L’Associazione Stampa Romana “esprime soddisfazione per l’esito della vicenda processuale che ha riguardato il cronista del Secolo d’Italia Silvio Leoni.”.
”Secondo la procura di Ancona Leoni che aveva chiesto una intervista al magistrato omonimo di Bologna, titolare della nuova inchiesta sulla strage della stazione avvenuta nel 1980, avrebbe usato artifici informatici per ottenere numero e intervista del magistrato che si sarebbe sentito minacciato – ricorda Stampa Romana. – Per provare questa tesi la procura aveva sequestrato il cellulare, strumento di lavoro di Leoni, per esaminarne la rubrica. Una vicenda paradossale e strumentale chiusa nell’unico modo possibile e cioè con l’archiviazione del gip. Questa decisione ricorda anche alla magistratura il rispetto per il ruolo garantito ai giornalisti dalla Costituzione e dalle leggi dello stato, incluso l’uso del segreto professionale“.

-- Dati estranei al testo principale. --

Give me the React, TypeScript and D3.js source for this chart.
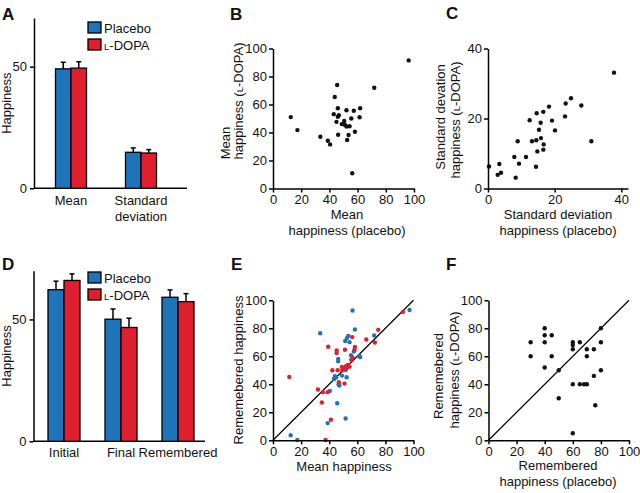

avete provato a capire o indovinare quali siano i credo politici della giudicessa indagatrice …scommetiamo da che lato stia??
Ennesima prova di una magistratura malata. Franz Kafka difronte a questo caso avrebbe probabilmente riscritto il suo romanzo; dall’impotenza dell’uomo difronte alla legge all’arbitrio di taluni magistrati difronte alla legge. Povera Italia siamo passati dal paese di Cesare e del Diritto Romano studiato in tutte le università del mondo alla giustizia alla Palamarense. Che tristezza…. e i nostri politici ignavi e impauriti non vedono, non sentono, non parlano.
La più sincera solidarietà al giornalista Silvio Leoni.